Rows from a dataset of charts and code:
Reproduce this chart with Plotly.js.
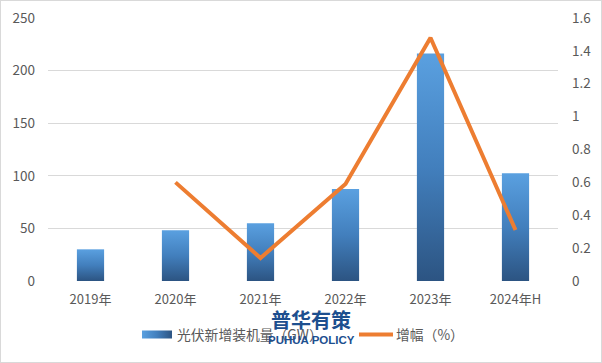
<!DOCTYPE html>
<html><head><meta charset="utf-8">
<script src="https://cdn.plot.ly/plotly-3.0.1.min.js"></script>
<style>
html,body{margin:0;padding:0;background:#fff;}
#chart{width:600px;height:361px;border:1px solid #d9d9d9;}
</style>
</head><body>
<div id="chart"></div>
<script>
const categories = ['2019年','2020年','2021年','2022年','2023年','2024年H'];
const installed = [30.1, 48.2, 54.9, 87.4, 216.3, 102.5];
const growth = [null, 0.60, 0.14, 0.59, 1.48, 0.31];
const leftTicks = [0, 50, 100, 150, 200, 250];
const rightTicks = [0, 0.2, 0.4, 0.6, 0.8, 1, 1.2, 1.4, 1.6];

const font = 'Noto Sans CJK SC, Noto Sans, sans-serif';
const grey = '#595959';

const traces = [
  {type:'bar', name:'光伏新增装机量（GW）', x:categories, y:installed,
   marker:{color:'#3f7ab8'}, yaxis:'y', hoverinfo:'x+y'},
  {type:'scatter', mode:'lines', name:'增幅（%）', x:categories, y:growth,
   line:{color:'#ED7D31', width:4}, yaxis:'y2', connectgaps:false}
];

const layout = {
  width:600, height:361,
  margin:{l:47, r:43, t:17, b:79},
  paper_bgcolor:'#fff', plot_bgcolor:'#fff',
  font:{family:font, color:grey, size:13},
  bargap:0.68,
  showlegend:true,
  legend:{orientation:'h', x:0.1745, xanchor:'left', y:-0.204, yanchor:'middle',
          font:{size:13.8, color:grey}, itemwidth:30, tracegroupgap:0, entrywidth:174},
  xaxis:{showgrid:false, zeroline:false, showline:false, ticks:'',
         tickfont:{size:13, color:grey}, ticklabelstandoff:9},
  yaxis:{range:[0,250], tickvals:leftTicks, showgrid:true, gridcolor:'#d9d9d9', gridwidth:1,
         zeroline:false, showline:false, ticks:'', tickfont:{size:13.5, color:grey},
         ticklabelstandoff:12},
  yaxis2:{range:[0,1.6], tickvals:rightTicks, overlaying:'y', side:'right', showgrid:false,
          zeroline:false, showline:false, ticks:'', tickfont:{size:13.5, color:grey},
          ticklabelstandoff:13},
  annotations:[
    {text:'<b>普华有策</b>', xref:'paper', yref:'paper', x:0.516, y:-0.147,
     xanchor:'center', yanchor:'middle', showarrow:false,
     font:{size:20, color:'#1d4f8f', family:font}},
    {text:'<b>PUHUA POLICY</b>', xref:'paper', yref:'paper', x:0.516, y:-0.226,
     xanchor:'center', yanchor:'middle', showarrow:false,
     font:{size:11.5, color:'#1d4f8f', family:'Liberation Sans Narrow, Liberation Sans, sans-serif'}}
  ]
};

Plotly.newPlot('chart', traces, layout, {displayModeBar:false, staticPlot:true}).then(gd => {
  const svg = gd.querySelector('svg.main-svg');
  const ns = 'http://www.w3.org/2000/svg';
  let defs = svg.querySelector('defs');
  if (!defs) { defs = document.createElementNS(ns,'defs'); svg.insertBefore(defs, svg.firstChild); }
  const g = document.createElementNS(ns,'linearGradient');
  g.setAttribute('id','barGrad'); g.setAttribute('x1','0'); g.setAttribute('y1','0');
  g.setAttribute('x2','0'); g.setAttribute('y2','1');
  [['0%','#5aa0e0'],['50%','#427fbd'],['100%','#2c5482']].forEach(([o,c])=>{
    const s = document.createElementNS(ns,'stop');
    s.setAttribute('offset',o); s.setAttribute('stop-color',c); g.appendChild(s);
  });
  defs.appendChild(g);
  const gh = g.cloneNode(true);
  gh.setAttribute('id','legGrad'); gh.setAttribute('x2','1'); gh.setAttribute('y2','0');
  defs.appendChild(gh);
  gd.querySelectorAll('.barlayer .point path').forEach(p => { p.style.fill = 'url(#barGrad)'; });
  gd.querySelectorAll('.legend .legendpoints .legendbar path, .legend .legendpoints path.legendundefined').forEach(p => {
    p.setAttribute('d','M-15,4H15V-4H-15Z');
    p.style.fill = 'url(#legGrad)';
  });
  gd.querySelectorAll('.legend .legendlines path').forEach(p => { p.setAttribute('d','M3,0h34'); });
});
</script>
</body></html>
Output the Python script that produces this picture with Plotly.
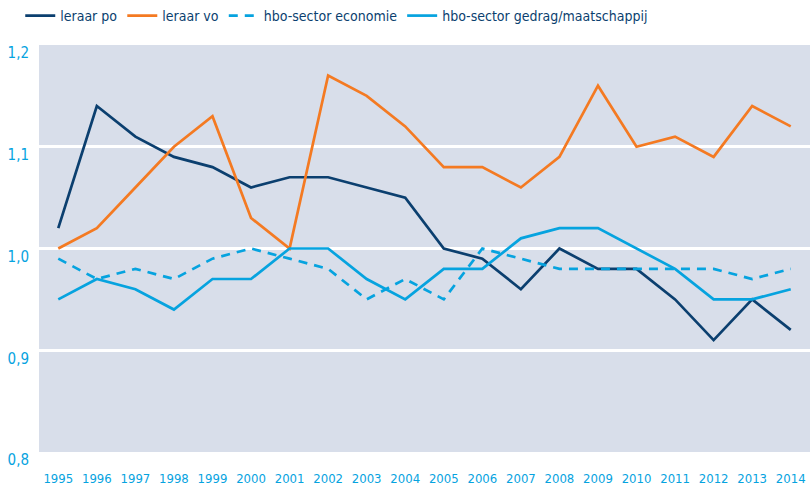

WORK TO DO: Only the lines from the top of the data through the line with "const grey = '#595959';" should be quoted, exactly and with both ends kept; skip the pictures.

OUTPUT FOR THIS EXERCISE:
Reproduce this chart with Plotly.js.
<!DOCTYPE html>
<html><head><meta charset="utf-8">
<script src="https://cdn.plot.ly/plotly-3.0.1.min.js"></script>
<style>
html,body{margin:0;padding:0;background:#fff;}
#chart{width:600px;height:361px;border:1px solid #d9d9d9;}
</style>
</head><body>
<div id="chart"></div>
<script>
const categories = ['2019年','2020年','2021年','2022年','2023年','2024年H'];
const installed = [30.1, 48.2, 54.9, 87.4, 216.3, 102.5];
const growth = [null, 0.60, 0.14, 0.59, 1.48, 0.31];
const leftTicks = [0, 50, 100, 150, 200, 250];
const rightTicks = [0, 0.2, 0.4, 0.6, 0.8, 1, 1.2, 1.4, 1.6];

const font = 'Noto Sans CJK SC, Noto Sans, sans-serif';
const grey = '#595959';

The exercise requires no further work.